Reproduce the listing below exactly, beginning with its first line and ending with the line that holds "(44,963) -- (44,978);"; pictures are not part of the copy.

((

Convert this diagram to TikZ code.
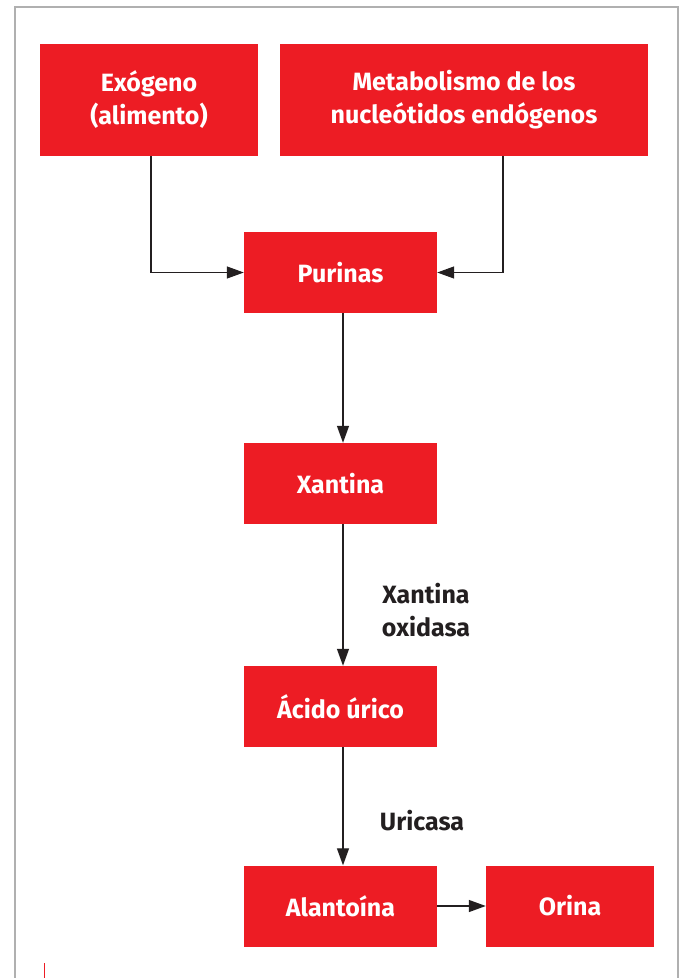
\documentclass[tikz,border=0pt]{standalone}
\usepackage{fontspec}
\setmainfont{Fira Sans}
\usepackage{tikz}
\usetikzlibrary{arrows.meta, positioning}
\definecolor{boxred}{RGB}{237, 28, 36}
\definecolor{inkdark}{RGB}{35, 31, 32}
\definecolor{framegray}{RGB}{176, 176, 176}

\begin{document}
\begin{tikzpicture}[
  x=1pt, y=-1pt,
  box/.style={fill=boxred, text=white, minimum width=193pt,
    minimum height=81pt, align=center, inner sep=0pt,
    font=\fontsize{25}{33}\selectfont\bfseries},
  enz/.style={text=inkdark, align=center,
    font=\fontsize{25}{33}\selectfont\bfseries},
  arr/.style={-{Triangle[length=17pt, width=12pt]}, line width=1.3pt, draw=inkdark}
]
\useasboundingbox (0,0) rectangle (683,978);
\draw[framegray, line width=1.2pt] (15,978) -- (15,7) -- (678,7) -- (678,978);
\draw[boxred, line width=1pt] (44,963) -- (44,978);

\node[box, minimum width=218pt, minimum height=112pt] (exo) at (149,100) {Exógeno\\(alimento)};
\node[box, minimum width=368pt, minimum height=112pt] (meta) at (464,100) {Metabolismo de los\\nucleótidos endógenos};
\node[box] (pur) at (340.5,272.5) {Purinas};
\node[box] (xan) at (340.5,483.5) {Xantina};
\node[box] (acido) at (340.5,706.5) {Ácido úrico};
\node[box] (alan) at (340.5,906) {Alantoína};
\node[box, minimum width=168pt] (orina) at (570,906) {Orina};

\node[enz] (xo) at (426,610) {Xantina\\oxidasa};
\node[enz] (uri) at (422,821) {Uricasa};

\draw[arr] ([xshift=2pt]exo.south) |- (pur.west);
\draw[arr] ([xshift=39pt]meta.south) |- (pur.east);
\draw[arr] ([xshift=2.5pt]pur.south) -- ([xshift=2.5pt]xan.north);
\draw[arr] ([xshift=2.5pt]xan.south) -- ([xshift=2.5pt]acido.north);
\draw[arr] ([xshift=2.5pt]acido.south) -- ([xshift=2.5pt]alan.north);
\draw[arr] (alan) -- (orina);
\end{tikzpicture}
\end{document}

))

[Result of this exercise]
Convert this diagram to TikZ code.
\documentclass[tikz,border=0pt]{standalone}
\usepackage{fontspec}
\setmainfont{Fira Sans}
\usepackage{tikz}
\usetikzlibrary{arrows.meta, positioning}
\definecolor{boxred}{RGB}{237, 28, 36}
\definecolor{inkdark}{RGB}{35, 31, 32}
\definecolor{framegray}{RGB}{176, 176, 176}

\begin{document}
\begin{tikzpicture}[
  x=1pt, y=-1pt,
  box/.style={fill=boxred, text=white, minimum width=193pt,
    minimum height=81pt, align=center, inner sep=0pt,
    font=\fontsize{25}{33}\selectfont\bfseries},
  enz/.style={text=inkdark, align=center,
    font=\fontsize{25}{33}\selectfont\bfseries},
  arr/.style={-{Triangle[length=17pt, width=12pt]}, line width=1.3pt, draw=inkdark}
]
\useasboundingbox (0,0) rectangle (683,978);
\draw[framegray, line width=1.2pt] (15,978) -- (15,7) -- (678,7) -- (678,978);
\draw[boxred, line width=1pt] (44,963) -- (44,978);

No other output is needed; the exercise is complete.